The report, published by the Investor, comes after a string of contradictory rumors regarding the release date of Samsung’s Next Big Thing. While some early stories suggested Samsung would release the Galaxy Note 8 in the second half of August, the respected Evan Blass reported that the Note 8 would launch in the second part of September. Meanwhile, SamMobile claimed the Note 8 would make its debut at IFA.
Whether Samsung changed its plans or older reports were just inaccurate, it now looks like a launch in the second half of August is more likely.
Financial publication The Bell reported that the Note 8 would be unpacked on August 23. The Investor picked up the report and added a confirmation from a Samsung executive, though the unnamed executive stopped short from confirming the precise date of the event.
The first generations of the Note series launched at IFA in early September, but for the past couple releases Samsung preferred staging standalone Unpacked events in New York.
The report comes in the context of rumors of lackluster Galaxy S8 sales. Samsung refuted the reports, which claimed the Galaxy S8 is falling behind the sales of the Galaxy S7.

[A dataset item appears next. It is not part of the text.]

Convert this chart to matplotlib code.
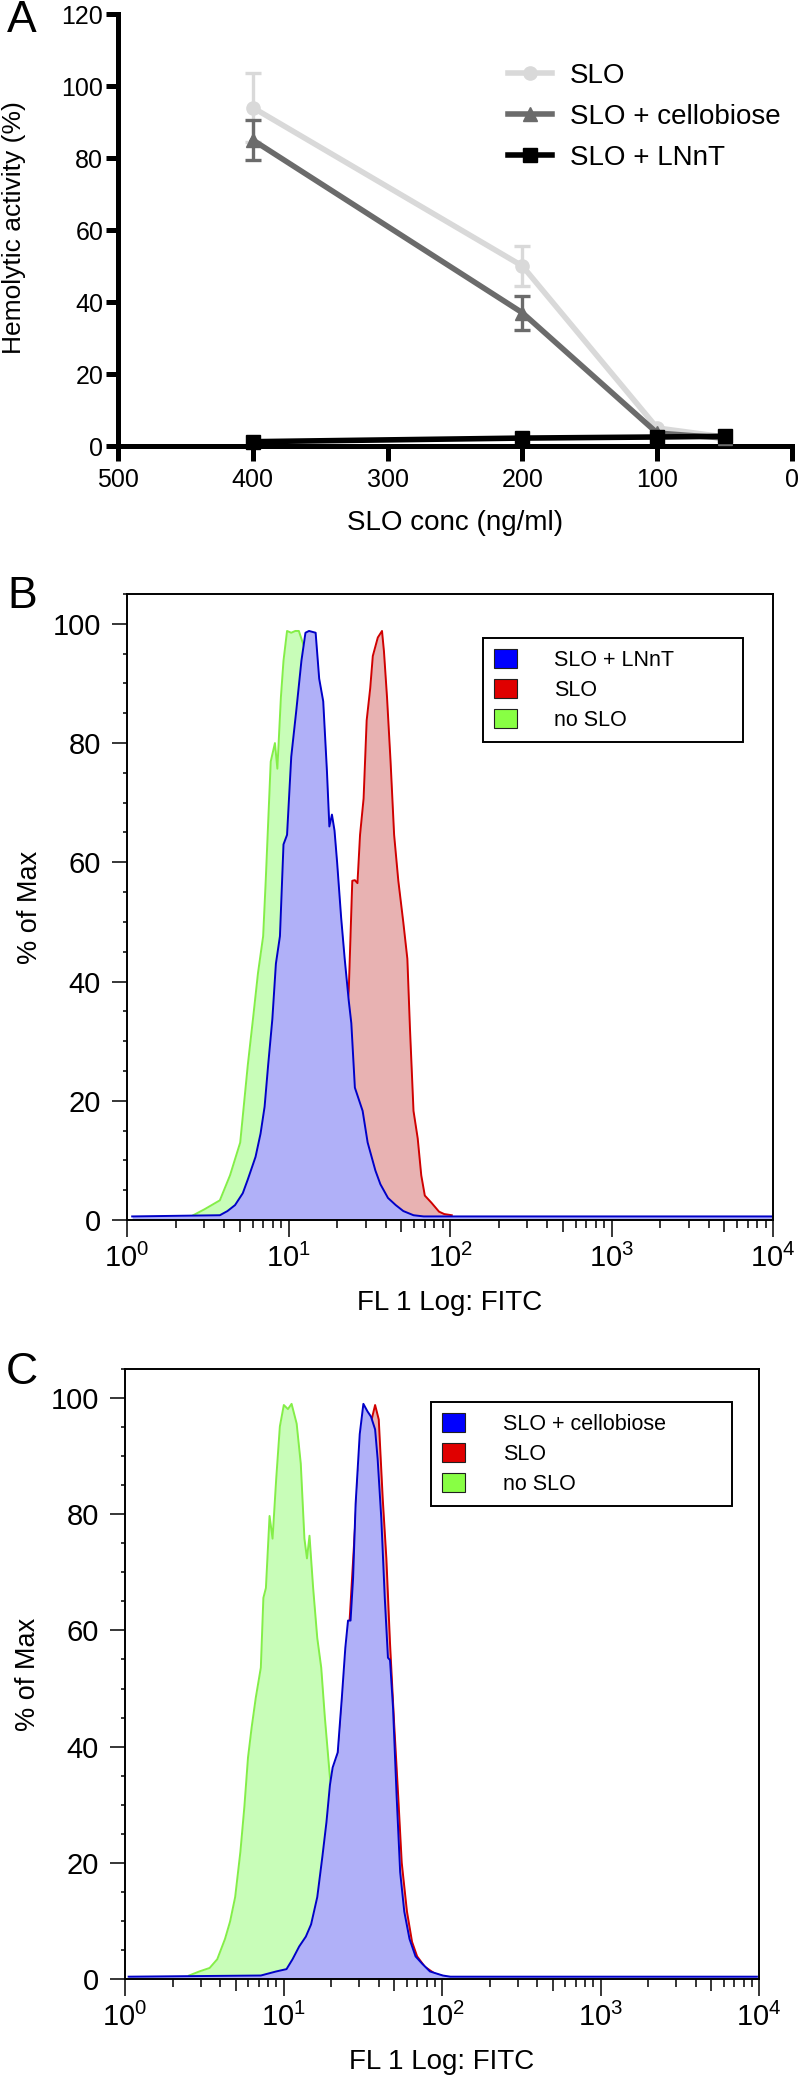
import matplotlib
matplotlib.use("Agg")
import matplotlib.pyplot as plt
import numpy as np
from matplotlib.patches import Patch
from matplotlib.ticker import FixedLocator, LogLocator, NullLocator

plt.rcParams["font.family"] = ["Liberation Sans", "DejaVu Sans"]
plt.rcParams["mathtext.fontset"] = "custom"
plt.rcParams["mathtext.rm"] = "Liberation Sans"
plt.rcParams["mathtext.it"] = "Liberation Sans:italic"

W, H = 798, 2080

# --- Panel A: hemolytic activity ---
conc = [400, 200, 100, 50]
slo_mean = [94, 50, 5, 2.5]
slo_err = [9.5, 5.5, 0, 0]
cello_mean = [85, 37, 3.6, 2.2]
cello_err = [5.5, 4.8, 0, 0]
lnnt_mean = [1.2, 2.2, 2.5, 2.7]
lnnt_err = [0, 0, 0, 0]

# --- Panel B: FL1 histograms (log10 FITC, % of max) ---
b_green_log = [0.41, 0.48, 0.575, 0.638, 0.701, 0.748, 0.78, 0.811, 0.843, 0.859,
               0.89, 0.916, 0.931, 0.953, 0.969, 0.991, 1.017, 1.042, 1.064, 1.111,
               1.174, 1.238, 1.301, 1.364, 1.427, 1.522, 1.616, 1.743]
b_green_pct = [0.8, 1.8, 3.3, 7.5, 13, 26, 33.7, 41.4, 47.6, 56.9,
               76.9, 80, 75.7, 87.7, 93.8, 98.8, 98.5, 98.8, 98.8, 95,
               80, 55, 35, 20, 10, 3, 1, 0.6]
b_red_log = [0.575, 0.969, 1.111, 1.238, 1.332, 1.373, 1.395, 1.411, 1.427, 1.443,
             1.465, 1.484, 1.506, 1.522, 1.553, 1.579, 1.591, 1.61, 1.632, 1.654,
             1.68, 1.711, 1.736, 1.752, 1.774, 1.8, 1.822, 1.844, 1.885, 1.932,
             1.964, 2.011]
b_red_pct = [0.6, 0.6, 4, 14, 28, 38.4, 56.9, 57, 56.5, 64.6,
             70.7, 83.8, 89.2, 94.6, 97.7, 98.8, 95.4, 87.7, 76.9, 64.6,
             56.9, 49.9, 43.8, 32.2, 18.3, 13.7, 7.5, 4.1, 2.9, 1.4,
             1, 0.8]
b_blue_log = [0.032, 0.575, 0.622, 0.669, 0.717, 0.748, 0.796, 0.827, 0.852, 0.874,
              0.9, 0.922, 0.947, 0.969, 0.991, 1.017, 1.048, 1.08, 1.105, 1.127,
              1.168, 1.19, 1.215, 1.238, 1.253, 1.269, 1.285, 1.301, 1.326, 1.348,
              1.373, 1.389, 1.411, 1.459, 1.49, 1.538, 1.569, 1.616, 1.664, 1.711,
              1.774, 1.837, 3.991]
b_blue_pct = [0.6, 0.8, 1.5, 2.5, 4.5, 6.8, 10.6, 14.5, 19, 26,
              33.7, 43, 47.6, 63, 64.6, 77.7, 85.4, 93.8, 98.5, 98.8,
              98.5, 90.8, 87, 75.3, 66, 68, 65.3, 60, 50.7, 43.8,
              36.8, 33, 22.2, 18.3, 13, 8.3, 6, 3.7, 2.5, 1.5,
              0.8, 0.6, 0.6]

# --- Panel C ---
c_green_log = [0.404, 0.469, 0.534, 0.582, 0.631, 0.663, 0.695, 0.728, 0.753, 0.776,
               0.799, 0.825, 0.857, 0.873, 0.889, 0.912, 0.931, 0.954, 0.977, 1.002,
               1.028, 1.051, 1.083, 1.109, 1.132, 1.148, 1.164, 1.187, 1.213, 1.238,
               1.261, 1.293, 1.374, 1.471, 1.568, 1.73, 1.795, 1.989]
c_green_pct = [0.6, 1.3, 1.9, 3.4, 6.9, 9.9, 14.1, 21.9, 29.6, 38.1,
               43.3, 48.4, 53.6, 65.6, 67.3, 79.7, 75.8, 86.1, 95.1, 98.8,
               98.1, 99, 95.6, 88.7, 75.8, 72.4, 76.3, 67.3, 58.7, 53.6,
               45, 34.7, 22.7, 9.9, 3.9, 1.3, 0.7, 0.4]
c_red_log = [0.857, 0.97, 1.148, 1.277, 1.407, 1.471, 1.536, 1.578, 1.601, 1.626,
             1.649, 1.672, 1.698, 1.724, 1.746, 1.779, 1.811, 1.843, 1.892, 1.956,
             2.021]
c_red_pct = [0.4, 0.4, 2, 18, 57, 87, 94, 98.8, 96.3, 82.7,
             72.4, 57.8, 44, 31.3, 20, 11.6, 6.4, 3.9, 2.1, 0.9,
             0.4]
c_blue_log = [0.023, 0.857, 0.954, 1.019, 1.057, 1.099, 1.141, 1.174, 1.213, 1.245,
              1.271, 1.293, 1.31, 1.342, 1.368, 1.39, 1.407, 1.423, 1.439, 1.455,
              1.481, 1.504, 1.53, 1.552, 1.578, 1.594, 1.617, 1.639, 1.659, 1.672,
              1.691, 1.714, 1.736, 1.762, 1.795, 1.833, 1.876, 1.924, 2.005, 2.053,
              3.987]
c_blue_pct = [0.4, 0.6, 1.3, 1.7, 3.4, 5.6, 7.3, 9.4, 14.1, 21,
              27, 33.4, 36.4, 39, 48.4, 57, 61.7, 61.7, 69, 81.8,
              93.8, 99, 97.7, 96.8, 94.6, 89.5, 79.3, 65.6, 55.3, 54.9,
              46.7, 31.3, 18.4, 11.6, 6.9, 3.9, 2.6, 1.3, 0.6, 0.4,
              0.4]

BLUE_LINE, BLUE_FILL = "#0000c8", "#b0b0f8"
RED_LINE, RED_FILL = "#d00000", "#e8b2b2"
GREEN_LINE, GREEN_FILL = "#84ee48", "#c8fdb8"


def px_axes(fig, left, top, right, bottom):
    return fig.add_axes([left / W, 1 - bottom / H, (right - left) / W, (bottom - top) / H])


def draw_hist(ax, logs, pct, line, fill, z):
    x = 10 ** np.asarray(logs)
    ax.fill_between(x, pct, 0, color=fill, lw=0, zorder=z)
    ax.plot(x, pct, color=line, lw=1.4, zorder=z + 0.05)


def style_hist(ax, ylabel_x):
    ax.set_xscale("log")
    ax.set_xlim(1, 1e4)
    ax.set_ylim(0, 105)
    for s in ax.spines.values():
        s.set_linewidth(1.4)
    ax.set_yticks([0, 20, 40, 60, 80, 100])
    ax.yaxis.set_minor_locator(FixedLocator(list(range(0, 106, 5))))
    ax.tick_params(axis="y", which="major", direction="out", length=10.8, width=1.1,
                   pad=8, labelsize=21)
    ax.tick_params(axis="y", which="minor", direction="out", length=3.2, width=1.1)
    ax.set_xticks([1, 10, 100, 1000, 10000])
    ax.set_xticklabels([r"$10^{%d}$" % k for k in range(5)])
    ax.xaxis.set_minor_locator(LogLocator(base=10, subs=[2, 3, 4, 6, 7, 8, 9], numticks=20))
    ax.tick_params(axis="x", which="major", direction="out", length=12.2, width=1.1,
                   pad=5, labelsize=21)
    ax.tick_params(axis="x", which="minor", direction="out", length=5.6, width=1.1)
    sec = ax.secondary_xaxis("bottom")
    sec.set_xticks([5, 50, 500, 5000])
    sec.xaxis.set_minor_locator(NullLocator())
    sec.tick_params(axis="x", direction="out", length=8.6, width=1.1, labelbottom=False)
    sec.spines["bottom"].set_visible(False)
    ax.set_ylabel("% of Max", fontsize=19.5)
    ax.yaxis.set_label_coords(ylabel_x, 0.5)
    ax.set_xlabel("FL 1 Log: FITC", fontsize=20)


def hist_legend(ax, labels, x0, top, width):
    handles = [Patch(facecolor="#0000ff", edgecolor="#202020", lw=0.8),
               Patch(facecolor="#e00000", edgecolor="#202020", lw=0.8),
               Patch(facecolor="#88ff44", edgecolor="#202020", lw=0.8)]
    leg = ax.legend(handles, labels, loc="upper left",
                    bbox_to_anchor=(x0, top - 0.3, width, 0.3), mode="expand",
                    borderaxespad=0, fontsize=15.5, frameon=True, fancybox=False,
                    edgecolor="black", framealpha=1, handlelength=1.07,
                    handleheight=1.0, handletextpad=1.75, borderpad=0.5,
                    labelspacing=0.38)
    leg.get_frame().set_linewidth(1.4)


def main():
    fig = plt.figure(figsize=(W / 100, H / 100), dpi=100)

    # Panel A
    ax = px_axes(fig, 118, 14, 792, 446)
    series = [
        (slo_mean, slo_err, "#d9d9d9", "o", "SLO"),
        (cello_mean, cello_err, "#6b6b6b", "^", "SLO + cellobiose"),
        (lnnt_mean, lnnt_err, "#000000", "s", "SLO + LNnT"),
    ]
    handles = []
    for z, (mean, err, color, marker, label) in enumerate(series):
        ln, = ax.plot(conc, mean, color=color, lw=4, marker=marker, ms=9.5,
                      label=label, zorder=3 + z, clip_on=False)
        handles.append(ln)
        idx = [i for i, e in enumerate(err) if e > 0]
        if idx:
            ax.errorbar([conc[i] for i in idx], [mean[i] for i in idx],
                        yerr=[err[i] for i in idx], fmt="none", ecolor=color,
                        elinewidth=2.4, capsize=6, capthick=2.4, zorder=3 + z)
    ax.set_xlim(500, 0)
    ax.set_ylim(0, 120)
    ax.set_xticks([500, 400, 300, 200, 100, 0])
    ax.set_yticks([0, 20, 40, 60, 80, 100, 120])
    for side in ("top", "right"):
        ax.spines[side].set_visible(False)
    for side in ("left", "bottom"):
        ax.spines[side].set_linewidth(3.6)
    ax.tick_params(axis="y", direction="out", length=8.6, width=3.6, pad=2, labelsize=18)
    ax.tick_params(axis="x", direction="out", length=10.8, width=3.6, pad=5, labelsize=18)
    ax.set_xlabel("SLO conc (ng/ml)", fontsize=20)
    ax.xaxis.set_label_coords(0.5, -0.148)
    ax.set_ylabel("Hemolytic activity (%)", fontsize=19)
    ax.yaxis.set_label_coords(-0.137, 0.505)
    ax.legend(handles=handles, loc="upper left", bbox_to_anchor=(0.579, 0.887),
              frameon=False, fontsize=20, handlelength=1.58, handletextpad=0.65,
              labelspacing=0.54, borderpad=0, borderaxespad=0)

    # Panel B
    ax = px_axes(fig, 127, 594, 773, 1220)
    draw_hist(ax, b_green_log, b_green_pct, GREEN_LINE, GREEN_FILL, 1.0)
    draw_hist(ax, b_red_log, b_red_pct, RED_LINE, RED_FILL, 1.1)
    draw_hist(ax, b_blue_log, b_blue_pct, BLUE_LINE, BLUE_FILL, 1.2)
    style_hist(ax, -0.130)
    ax.xaxis.set_label_coords(0.5, -0.112)
    hist_legend(ax, ["SLO + LNnT", "SLO", "no SLO"], 0.551, 0.930, 0.402)

    # Panel C
    ax = px_axes(fig, 125, 1369, 759, 1979)
    draw_hist(ax, c_green_log, c_green_pct, GREEN_LINE, GREEN_FILL, 1.0)
    draw_hist(ax, c_red_log, c_red_pct, RED_LINE, RED_FILL, 1.1)
    draw_hist(ax, c_blue_log, c_blue_pct, BLUE_LINE, BLUE_FILL, 1.2)
    style_hist(ax, -0.132)
    ax.xaxis.set_label_coords(0.5, -0.115)
    hist_legend(ax, ["SLO + cellobiose", "SLO", "no SLO"], 0.483, 0.946, 0.475)

    for letter, y in (("A", 21), ("B", 597), ("C", 1373)):
        fig.text(22 / W, 1 - y / H, letter, fontsize=32, ha="center", va="center")

    fig.savefig("out.png", dpi=100)
    plt.close(fig)


if __name__ == "__main__":
    main()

Thanks to its unique S Pen, the Galaxy Note series is in a class of its own, but that doesn’t mean the phone is immune to competition. The LG V30 will launch at IFA in the final days of August, but Samsung is probably more worried about the OLED, bezel-less iPhone that Apple is rumored to be preparing. As we pointed out here, this iPhone shapes up to be very similar to the Note 8, in appearance (curved display, glass back) and features (facial recognition, dual camera). More than that, Apple will benefit from the novelty of this brand-new device, while the Galaxy Note 8 is expected to offer a largely familiar experience.
Even Google, with its so-called “Pixel XL,” could take on the new Note, though given Google’s abysmal record when it comes to actually marketing its smartphones, we won’t hold our breath.